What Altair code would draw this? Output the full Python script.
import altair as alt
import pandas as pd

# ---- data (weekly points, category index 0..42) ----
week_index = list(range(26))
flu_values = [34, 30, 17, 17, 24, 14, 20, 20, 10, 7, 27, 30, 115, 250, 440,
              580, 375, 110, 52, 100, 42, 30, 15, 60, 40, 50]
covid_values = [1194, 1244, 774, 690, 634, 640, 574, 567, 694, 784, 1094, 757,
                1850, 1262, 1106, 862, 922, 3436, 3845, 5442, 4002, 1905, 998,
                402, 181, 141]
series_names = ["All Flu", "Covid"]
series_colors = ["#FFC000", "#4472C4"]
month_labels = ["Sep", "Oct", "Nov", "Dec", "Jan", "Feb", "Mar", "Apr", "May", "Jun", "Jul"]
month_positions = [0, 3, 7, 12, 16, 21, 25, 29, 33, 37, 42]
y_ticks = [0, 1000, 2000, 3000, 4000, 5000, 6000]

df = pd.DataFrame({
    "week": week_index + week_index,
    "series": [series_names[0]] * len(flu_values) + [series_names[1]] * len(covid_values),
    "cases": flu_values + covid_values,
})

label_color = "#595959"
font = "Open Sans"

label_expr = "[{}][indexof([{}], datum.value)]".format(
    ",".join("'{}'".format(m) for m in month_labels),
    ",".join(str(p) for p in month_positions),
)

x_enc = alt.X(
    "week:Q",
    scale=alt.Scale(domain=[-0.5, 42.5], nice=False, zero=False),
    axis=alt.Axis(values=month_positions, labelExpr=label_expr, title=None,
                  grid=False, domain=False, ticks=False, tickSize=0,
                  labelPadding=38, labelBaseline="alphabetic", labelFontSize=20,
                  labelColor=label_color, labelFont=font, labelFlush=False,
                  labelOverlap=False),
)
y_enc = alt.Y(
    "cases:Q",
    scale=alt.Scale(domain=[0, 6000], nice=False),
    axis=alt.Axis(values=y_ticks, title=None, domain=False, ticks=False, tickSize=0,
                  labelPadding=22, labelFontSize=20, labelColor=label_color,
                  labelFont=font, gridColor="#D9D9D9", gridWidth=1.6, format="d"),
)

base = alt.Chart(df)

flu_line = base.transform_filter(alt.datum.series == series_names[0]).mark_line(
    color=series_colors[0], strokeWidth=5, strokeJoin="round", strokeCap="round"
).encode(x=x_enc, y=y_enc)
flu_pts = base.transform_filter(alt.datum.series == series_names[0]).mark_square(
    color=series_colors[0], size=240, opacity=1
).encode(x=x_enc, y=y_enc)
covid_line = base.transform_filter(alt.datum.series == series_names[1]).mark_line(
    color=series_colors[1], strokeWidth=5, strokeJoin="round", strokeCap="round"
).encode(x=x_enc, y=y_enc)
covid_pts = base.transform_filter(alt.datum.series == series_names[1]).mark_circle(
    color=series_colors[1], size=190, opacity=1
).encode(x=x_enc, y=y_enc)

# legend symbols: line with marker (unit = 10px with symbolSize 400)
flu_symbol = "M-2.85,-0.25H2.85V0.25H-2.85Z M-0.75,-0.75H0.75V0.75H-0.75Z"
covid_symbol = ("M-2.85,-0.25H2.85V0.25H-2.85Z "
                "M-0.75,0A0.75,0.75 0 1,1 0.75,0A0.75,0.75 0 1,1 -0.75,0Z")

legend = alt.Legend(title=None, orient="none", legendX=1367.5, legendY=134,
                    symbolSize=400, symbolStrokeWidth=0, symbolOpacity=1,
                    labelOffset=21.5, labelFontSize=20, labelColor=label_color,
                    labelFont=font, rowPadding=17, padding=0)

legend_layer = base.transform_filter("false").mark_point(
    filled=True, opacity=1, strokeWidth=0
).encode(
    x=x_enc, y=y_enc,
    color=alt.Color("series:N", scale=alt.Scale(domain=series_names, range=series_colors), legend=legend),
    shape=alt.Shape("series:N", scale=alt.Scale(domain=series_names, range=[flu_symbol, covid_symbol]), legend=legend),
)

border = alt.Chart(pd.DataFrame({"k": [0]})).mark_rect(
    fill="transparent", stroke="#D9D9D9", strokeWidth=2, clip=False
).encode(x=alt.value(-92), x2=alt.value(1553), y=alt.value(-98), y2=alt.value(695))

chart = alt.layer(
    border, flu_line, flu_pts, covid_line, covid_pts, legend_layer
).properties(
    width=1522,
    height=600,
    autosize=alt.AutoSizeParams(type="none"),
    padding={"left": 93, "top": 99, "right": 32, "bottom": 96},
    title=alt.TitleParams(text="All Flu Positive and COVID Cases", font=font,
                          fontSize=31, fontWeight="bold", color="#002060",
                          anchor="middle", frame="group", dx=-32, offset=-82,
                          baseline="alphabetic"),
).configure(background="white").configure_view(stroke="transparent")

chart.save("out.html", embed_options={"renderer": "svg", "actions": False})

> **THE TASK**
Word for word, restate all of the data shown above.

> **FINISHED ANSWER**
What Altair code would draw this? Output the full Python script.
import altair as alt
import pandas as pd

# ---- data (weekly points, category index 0..42) ----
week_index = list(range(26))
flu_values = [34, 30, 17, 17, 24, 14, 20, 20, 10, 7, 27, 30, 115, 250, 440,
              580, 375, 110, 52, 100, 42, 30, 15, 60, 40, 50]
covid_values = [1194, 1244, 774, 690, 634, 640, 574, 567, 694, 784, 1094, 757,
                1850, 1262, 1106, 862, 922, 3436, 3845, 5442, 4002, 1905, 998,
                402, 181, 141]
series_names = ["All Flu", "Covid"]
series_colors = ["#FFC000", "#4472C4"]
month_labels = ["Sep", "Oct", "Nov", "Dec", "Jan", "Feb", "Mar", "Apr", "May", "Jun", "Jul"]
month_positions = [0, 3, 7, 12, 16, 21, 25, 29, 33, 37, 42]
y_ticks = [0, 1000, 2000, 3000, 4000, 5000, 6000]

df = pd.DataFrame({
    "week": week_index + week_index,
    "series": [series_names[0]] * len(flu_values) + [series_names[1]] * len(covid_values),
    "cases": flu_values + covid_values,
})

label_color = "#595959"
font = "Open Sans"

label_expr = "[{}][indexof([{}], datum.value)]".format(
    ",".join("'{}'".format(m) for m in month_labels),
    ",".join(str(p) for p in month_positions),
)

x_enc = alt.X(
    "week:Q",
    scale=alt.Scale(domain=[-0.5, 42.5], nice=False, zero=False),
    axis=alt.Axis(values=month_positions, labelExpr=label_expr, title=None,
                  grid=False, domain=False, ticks=False, tickSize=0,
                  labelPadding=38, labelBaseline="alphabetic", labelFontSize=20,
                  labelColor=label_color, labelFont=font, labelFlush=False,
                  labelOverlap=False),
)
y_enc = alt.Y(
    "cases:Q",
    scale=alt.Scale(domain=[0, 6000], nice=False),
    axis=alt.Axis(values=y_ticks, title=None, domain=False, ticks=False, tickSize=0,
                  labelPadding=22, labelFontSize=20, labelColor=label_color,
                  labelFont=font, gridColor="#D9D9D9", gridWidth=1.6, format="d"),
)

base = alt.Chart(df)

flu_line = base.transform_filter(alt.datum.series == series_names[0]).mark_line(
    color=series_colors[0], strokeWidth=5, strokeJoin="round", strokeCap="round"
).encode(x=x_enc, y=y_enc)
flu_pts = base.transform_filter(alt.datum.series == series_names[0]).mark_square(
    color=series_colors[0], size=240, opacity=1
).encode(x=x_enc, y=y_enc)
covid_line = base.transform_filter(alt.datum.series == series_names[1]).mark_line(
    color=series_colors[1], strokeWidth=5, strokeJoin="round", strokeCap="round"
).encode(x=x_enc, y=y_enc)
covid_pts = base.transform_filter(alt.datum.series == series_names[1]).mark_circle(
    color=series_colors[1], size=190, opacity=1
).encode(x=x_enc, y=y_enc)

# legend symbols: line with marker (unit = 10px with symbolSize 400)
flu_symbol = "M-2.85,-0.25H2.85V0.25H-2.85Z M-0.75,-0.75H0.75V0.75H-0.75Z"
covid_symbol = ("M-2.85,-0.25H2.85V0.25H-2.85Z "
                "M-0.75,0A0.75,0.75 0 1,1 0.75,0A0.75,0.75 0 1,1 -0.75,0Z")

legend = alt.Legend(title=None, orient="none", legendX=1367.5, legendY=134,
                    symbolSize=400, symbolStrokeWidth=0, symbolOpacity=1,
                    labelOffset=21.5, labelFontSize=20, labelColor=label_color,
                    labelFont=font, rowPadding=17, padding=0)

legend_layer = base.transform_filter("false").mark_point(
    filled=True, opacity=1, strokeWidth=0
).encode(
    x=x_enc, y=y_enc,
    color=alt.Color("series:N", scale=alt.Scale(domain=series_names, range=series_colors), legend=legend),
    shape=alt.Shape("series:N", scale=alt.Scale(domain=series_names, range=[flu_symbol, covid_symbol]), legend=legend),
)

border = alt.Chart(pd.DataFrame({"k": [0]})).mark_rect(
    fill="transparent", stroke="#D9D9D9", strokeWidth=2, clip=False
).encode(x=alt.value(-92), x2=alt.value(1553), y=alt.value(-98), y2=alt.value(695))

chart = alt.layer(
    border, flu_line, flu_pts, covid_line, covid_pts, legend_layer
).properties(
    width=1522,
    height=600,
    autosize=alt.AutoSizeParams(type="none"),
    padding={"left": 93, "top": 99, "right": 32, "bottom": 96},
    title=alt.TitleParams(text="All Flu Positive and COVID Cases", font=font,
                          fontSize=31, fontWeight="bold", color="#002060",
                          anchor="middle", frame="group", dx=-32, offset=-82,
                          baseline="alphabetic"),
).configure(background="white").configure_view(stroke="transparent")

chart.save("out.html", embed_options={"renderer": "svg", "actions": False})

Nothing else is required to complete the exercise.